#### [Material]
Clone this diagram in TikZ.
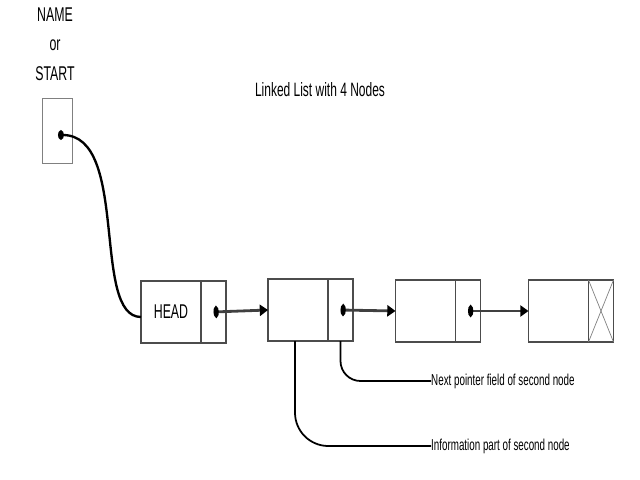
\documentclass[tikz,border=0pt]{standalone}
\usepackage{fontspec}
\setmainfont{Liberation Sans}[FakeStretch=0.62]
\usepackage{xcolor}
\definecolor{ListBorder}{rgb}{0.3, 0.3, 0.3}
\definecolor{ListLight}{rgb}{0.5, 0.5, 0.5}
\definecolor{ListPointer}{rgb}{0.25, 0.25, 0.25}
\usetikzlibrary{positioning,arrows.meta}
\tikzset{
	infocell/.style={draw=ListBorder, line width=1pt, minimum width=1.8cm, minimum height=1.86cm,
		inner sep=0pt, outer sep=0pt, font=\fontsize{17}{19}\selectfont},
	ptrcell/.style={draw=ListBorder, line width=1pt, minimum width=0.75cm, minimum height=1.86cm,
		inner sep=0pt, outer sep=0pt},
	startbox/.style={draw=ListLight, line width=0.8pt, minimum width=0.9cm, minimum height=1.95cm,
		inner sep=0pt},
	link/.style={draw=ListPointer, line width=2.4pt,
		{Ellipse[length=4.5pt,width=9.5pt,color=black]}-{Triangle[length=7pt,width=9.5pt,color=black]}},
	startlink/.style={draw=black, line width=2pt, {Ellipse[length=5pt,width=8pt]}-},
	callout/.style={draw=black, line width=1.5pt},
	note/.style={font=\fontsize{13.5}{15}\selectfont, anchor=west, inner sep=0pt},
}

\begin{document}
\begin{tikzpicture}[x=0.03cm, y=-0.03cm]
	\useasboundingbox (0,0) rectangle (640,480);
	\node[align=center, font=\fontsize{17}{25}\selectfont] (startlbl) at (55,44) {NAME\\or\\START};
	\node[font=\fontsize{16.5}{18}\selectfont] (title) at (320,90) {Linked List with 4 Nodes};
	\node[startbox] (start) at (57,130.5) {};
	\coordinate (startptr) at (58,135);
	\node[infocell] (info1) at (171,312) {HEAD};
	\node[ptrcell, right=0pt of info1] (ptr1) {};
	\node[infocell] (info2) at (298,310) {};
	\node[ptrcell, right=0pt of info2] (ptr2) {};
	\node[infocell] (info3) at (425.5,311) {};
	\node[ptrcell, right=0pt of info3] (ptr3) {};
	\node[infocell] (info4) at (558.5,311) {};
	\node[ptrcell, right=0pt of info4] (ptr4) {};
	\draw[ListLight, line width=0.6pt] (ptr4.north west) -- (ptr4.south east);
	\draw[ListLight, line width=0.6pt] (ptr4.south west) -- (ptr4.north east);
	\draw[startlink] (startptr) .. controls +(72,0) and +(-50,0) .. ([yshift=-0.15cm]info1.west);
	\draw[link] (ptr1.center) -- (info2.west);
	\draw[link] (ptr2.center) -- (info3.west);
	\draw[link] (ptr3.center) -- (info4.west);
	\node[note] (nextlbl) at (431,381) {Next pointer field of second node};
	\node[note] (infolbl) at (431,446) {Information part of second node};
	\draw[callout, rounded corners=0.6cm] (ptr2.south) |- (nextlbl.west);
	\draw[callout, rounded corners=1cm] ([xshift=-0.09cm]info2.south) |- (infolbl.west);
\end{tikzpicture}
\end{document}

#### [Written exercise]
Make an exact copy of the data above, pictures excluded.

#### [Result below]
Clone this diagram in TikZ.
\documentclass[tikz,border=0pt]{standalone}
\usepackage{fontspec}
\setmainfont{Liberation Sans}[FakeStretch=0.62]
\usepackage{xcolor}
\definecolor{ListBorder}{rgb}{0.3, 0.3, 0.3}
\definecolor{ListLight}{rgb}{0.5, 0.5, 0.5}
\definecolor{ListPointer}{rgb}{0.25, 0.25, 0.25}
\usetikzlibrary{positioning,arrows.meta}
\tikzset{
	infocell/.style={draw=ListBorder, line width=1pt, minimum width=1.8cm, minimum height=1.86cm,
		inner sep=0pt, outer sep=0pt, font=\fontsize{17}{19}\selectfont},
	ptrcell/.style={draw=ListBorder, line width=1pt, minimum width=0.75cm, minimum height=1.86cm,
		inner sep=0pt, outer sep=0pt},
	startbox/.style={draw=ListLight, line width=0.8pt, minimum width=0.9cm, minimum height=1.95cm,
		inner sep=0pt},
	link/.style={draw=ListPointer, line width=2.4pt,
		{Ellipse[length=4.5pt,width=9.5pt,color=black]}-{Triangle[length=7pt,width=9.5pt,color=black]}},
	startlink/.style={draw=black, line width=2pt, {Ellipse[length=5pt,width=8pt]}-},
	callout/.style={draw=black, line width=1.5pt},
	note/.style={font=\fontsize{13.5}{15}\selectfont, anchor=west, inner sep=0pt},
}

\begin{document}
\begin{tikzpicture}[x=0.03cm, y=-0.03cm]
	\useasboundingbox (0,0) rectangle (640,480);
	\node[align=center, font=\fontsize{17}{25}\selectfont] (startlbl) at (55,44) {NAME\\or\\START};
	\node[font=\fontsize{16.5}{18}\selectfont] (title) at (320,90) {Linked List with 4 Nodes};
	\node[startbox] (start) at (57,130.5) {};
	\coordinate (startptr) at (58,135);
	\node[infocell] (info1) at (171,312) {HEAD};
	\node[ptrcell, right=0pt of info1] (ptr1) {};
	\node[infocell] (info2) at (298,310) {};
	\node[ptrcell, right=0pt of info2] (ptr2) {};
	\node[infocell] (info3) at (425.5,311) {};
	\node[ptrcell, right=0pt of info3] (ptr3) {};
	\node[infocell] (info4) at (558.5,311) {};
	\node[ptrcell, right=0pt of info4] (ptr4) {};
	\draw[ListLight, line width=0.6pt] (ptr4.north west) -- (ptr4.south east);
	\draw[ListLight, line width=0.6pt] (ptr4.south west) -- (ptr4.north east);
	\draw[startlink] (startptr) .. controls +(72,0) and +(-50,0) .. ([yshift=-0.15cm]info1.west);
	\draw[link] (ptr1.center) -- (info2.west);
	\draw[link] (ptr2.center) -- (info3.west);
	\draw[link] (ptr3.center) -- (info4.west);
	\node[note] (nextlbl) at (431,381) {Next pointer field of second node};
	\node[note] (infolbl) at (431,446) {Information part of second node};
	\draw[callout, rounded corners=0.6cm] (ptr2.south) |- (nextlbl.west);
	\draw[callout, rounded corners=1cm] ([xshift=-0.09cm]info2.south) |- (infolbl.west);
\end{tikzpicture}
\end{document}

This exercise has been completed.